Coal production in the Powder River Basin of northeastern Wyoming and southeastern Montana fell nearly 14% in the last quarter compared to the same period in 2018.
Volumes for the three-month period were the lowest in over two decades, according to U.S. Mine Safety and Health Administration data released Monday.
The basin’s 16 mines produced 72 million tons of coal in the final months of the year amid ongoing competition from inexpensive natural gas as utilities’ fuel of choice to generate electricity.
“It certainly sets a new low-bar for this century,” University of Wyoming economist Rob Godby told the Casper Star-Tribune.

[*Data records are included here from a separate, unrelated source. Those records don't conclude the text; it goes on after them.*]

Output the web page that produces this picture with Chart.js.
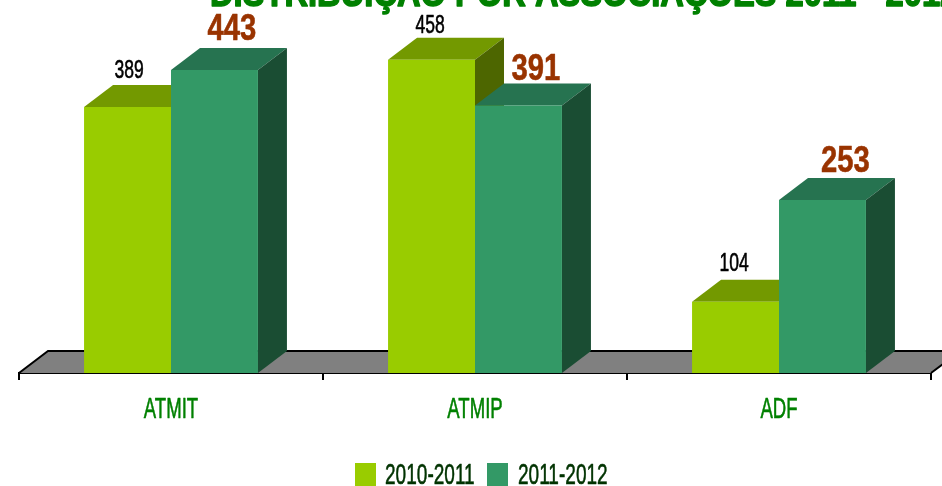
<!DOCTYPE html>
<html>
<head>
<meta charset="utf-8">
<style>
html, body { margin: 0; padding: 0; background: #fff; overflow: hidden; }
#wrap { position: relative; width: 942px; height: 500px; }
</style>
<script src="https://cdn.jsdelivr.net/npm/chart.js@4"></script>
</head>
<body>
<div id="wrap"><canvas id="chart" width="942" height="500"></canvas></div>
<script>
var categories = ["ATMIT", "ATMIP", "ADF"];
var seriesNames = ["2010-2011", "2011-2012"];
var values2011 = [389, 458, 104];
var values2012 = [443, 391, 253];
var titleText = "DISTRIBUIÇÃO POR ASSOCIAÇÕES 2011 - 2012";

var FONT = '"Liberation Sans", sans-serif';
var DX = 29, DY = 22;

// front, top, side colours per series
var shades = [
    { front: "#99cc00", top: "#739900", side: "#4d6600" },
    { front: "#339966", top: "#267350", side: "#1a4d33" }
];

// hand placed value labels, dx / dy from the top of each bar
var labelShift = [
    [[1.5, -36], [-1.5, -34], [-1.5, -38]],
    [[17.5, -40], [17.5, -35.5], [23, -38]]
];

// the reference font is very condensed and nothing installed comes close,
// so every fillText on this canvas gets squeezed sideways and thickened a bit
var canvas = document.getElementById("chart");
var context = canvas.getContext("2d");
var rawFillText = context.fillText.bind(context);
var rawStrokeText = context.strokeText.bind(context);
var squeeze = 0.64;
var thicken = 0.6;
context.fillText = function (text, x, y) {
    context.save();
    context.translate(x, y);
    context.scale(squeeze, 1);
    rawFillText(text, 0, 0);
    if (thicken > 0) {
        context.strokeStyle = context.fillStyle;
        context.lineWidth = thicken;
        context.lineJoin = "round";
        rawStrokeText(text, 0, 0);
    }
    context.restore();
};

function tallText(ctx, text, x, y, font, color, sx, align, weight, baseline) {
    ctx.save();
    ctx.font = font;
    ctx.fillStyle = color;
    ctx.textAlign = align || "center";
    ctx.textBaseline = baseline || "middle";
    var keepS = squeeze, keepT = thicken;
    squeeze = sx;
    thicken = weight;
    ctx.fillText(text, x, y);
    squeeze = keepS;
    thicken = keepT;
    ctx.restore();
}

var floorPlugin = {
    id: "floor",
    beforeDatasetsDraw: function (chart) {
        var ctx = chart.ctx, a = chart.chartArea;
        ctx.save();
        ctx.beginPath();
        ctx.moveTo(a.left, a.bottom);
        ctx.lineTo(a.left + DX, a.bottom - DY);
        ctx.lineTo(a.right + DX, a.bottom - DY);
        ctx.lineTo(a.right, a.bottom);
        ctx.closePath();
        ctx.fillStyle = "#808080";
        ctx.fill();
        ctx.strokeStyle = "#000";
        ctx.lineWidth = 2;
        ctx.beginPath();
        ctx.moveTo(a.left, a.bottom);
        ctx.lineTo(a.left + DX, a.bottom - DY);
        ctx.lineTo(a.right + DX, a.bottom - DY);
        ctx.lineTo(a.right, a.bottom);
        ctx.stroke();
        ctx.restore();
    }
};

function drawFaces(ctx, meta, c) {
    meta.data.forEach(function (bar) {
        var p = bar.getProps(["x", "y", "base", "width"], true);
        var l = p.x - p.width / 2, r = p.x + p.width / 2;
        ctx.fillStyle = c.top;
        ctx.beginPath();
        ctx.moveTo(l, p.y);
        ctx.lineTo(l + DX, p.y - DY);
        ctx.lineTo(r + DX, p.y - DY);
        ctx.lineTo(r, p.y);
        ctx.closePath();
        ctx.fill();
        ctx.fillStyle = c.side;
        ctx.beginPath();
        ctx.moveTo(r, p.y);
        ctx.lineTo(r + DX, p.y - DY);
        ctx.lineTo(r + DX, p.base - DY);
        ctx.lineTo(r, p.base);
        ctx.closePath();
        ctx.fill();
    });
}

// chart.js paints the first series last, here the second one has to sit in front
var boxPlugin = {
    id: "box",
    beforeDatasetDraw: function (chart, args) {
        if (args.index === 1) return false;
        drawFaces(chart.ctx, args.meta, shades[0]);
    },
    afterDatasetsDraw: function (chart) {
        var meta = chart.getDatasetMeta(1);
        drawFaces(chart.ctx, meta, shades[1]);
        meta.controller.draw();
    }
};

var labelPlugin = {
    id: "valueLabels",
    afterDatasetsDraw: function (chart) {
        var ctx = chart.ctx;
        chart.getDatasetMeta(0).data.forEach(function (bar, i) {
            var s = labelShift[0][i];
            tallText(ctx, String(values2011[i]), bar.x + s[0], bar.y + s[1], "25px " + FONT, "#000", 0.7, "center", 0.6);
        });
        chart.getDatasetMeta(1).data.forEach(function (bar, i) {
            var s = labelShift[1][i];
            tallText(ctx, String(values2012[i]), bar.x + s[0], bar.y + s[1], "bold 37px " + FONT, "#993300", 0.79, "center", 0.6);
        });
    },
    afterDraw: function (chart) {
        var ctx = chart.ctx;
        tallText(ctx, titleText, 210, 6, "bold 38px " + FONT, "#008000", 0.86, "left", 1.5, "alphabetic");

        // legend
        var swatchX = [355, 487], textX = [385, 518];
        seriesNames.forEach(function (name, i) {
            ctx.fillStyle = shades[i].front;
            ctx.fillRect(swatchX[i], 463, 21, 23);
            tallText(ctx, name, textX[i], 476, "30px " + FONT, "#003300", 0.635, "left", 0.6);
        });
    }
};

new Chart(canvas, {
    type: "bar",
    data: {
        labels: categories,
        datasets: [
            { label: seriesNames[0], data: values2011, backgroundColor: shades[0].front },
            { label: seriesNames[1], data: values2012, backgroundColor: shades[1].front }
        ]
    },
    options: {
        responsive: false,
        animation: false,
        layout: { padding: { left: 19, right: 11, top: 31, bottom: 37 } },
        plugins: {
            tooltip: { enabled: false },
            legend: { display: false }
        },
        scales: {
            x: {
                z: 1,
                offset: true,
                grid: { offset: true, drawOnChartArea: false, color: "#000", lineWidth: 2, tickLength: 7 },
                border: { color: "#000", width: 2 },
                ticks: { color: "#008000", padding: 13, maxRotation: 0, autoSkip: false, font: { family: FONT, size: 29 } },
                afterFit: function (scale) { scale.height = 90; }
            },
            y: { display: false, min: 0, max: 500 }
        },
        datasets: { bar: { categoryPercentage: 0.572, barPercentage: 1 } }
    },
    plugins: [floorPlugin, boxPlugin, labelPlugin]
});
</script>
</body>
</html>
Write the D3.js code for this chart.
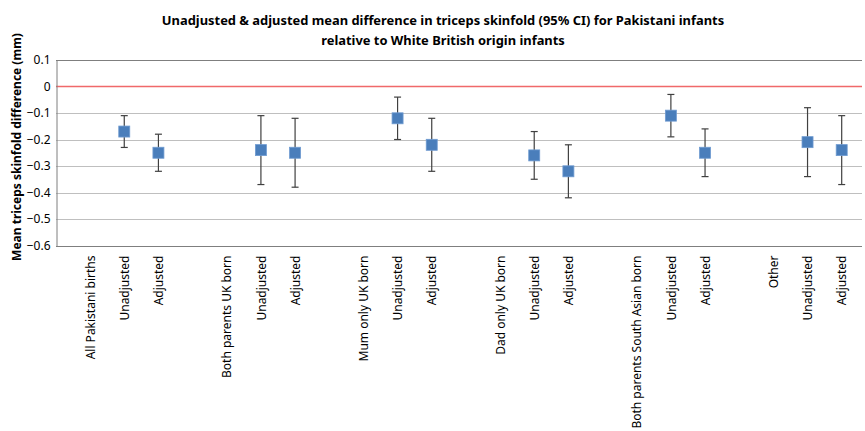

The weak quarter capped a tumultuous year for the basin as Cloud Peak Energy and Blackjewel filed for bankruptcy and Arch Coal and Peabody Energy announced they would merge operations there.
Two former Blackjewel mines, Eagle Butte and Belle Ayr, returned to production in the fourth quarter after their purchase by another company.
Even so, the mines — two of the biggest in the U.S. — produced less than half as much coal as in the fourth quarter of 2018.
“That’s a big indication of where these mines are going to head into the future,” said Shannon Anderson, an attorney with the Powder River Basin Resource Council landowners group. “I think it really does show that these mines are back but they’re not completely up from the year before.”
Customers of Blackjewel’s former mines have moved on, said Travis Deti, executive director of the Wyoming Mining Association.
“When the customers go away, well, the production goes away,” Deti said. “I believe it’s just natural. We’re seeing a decline and it was a tough production year.”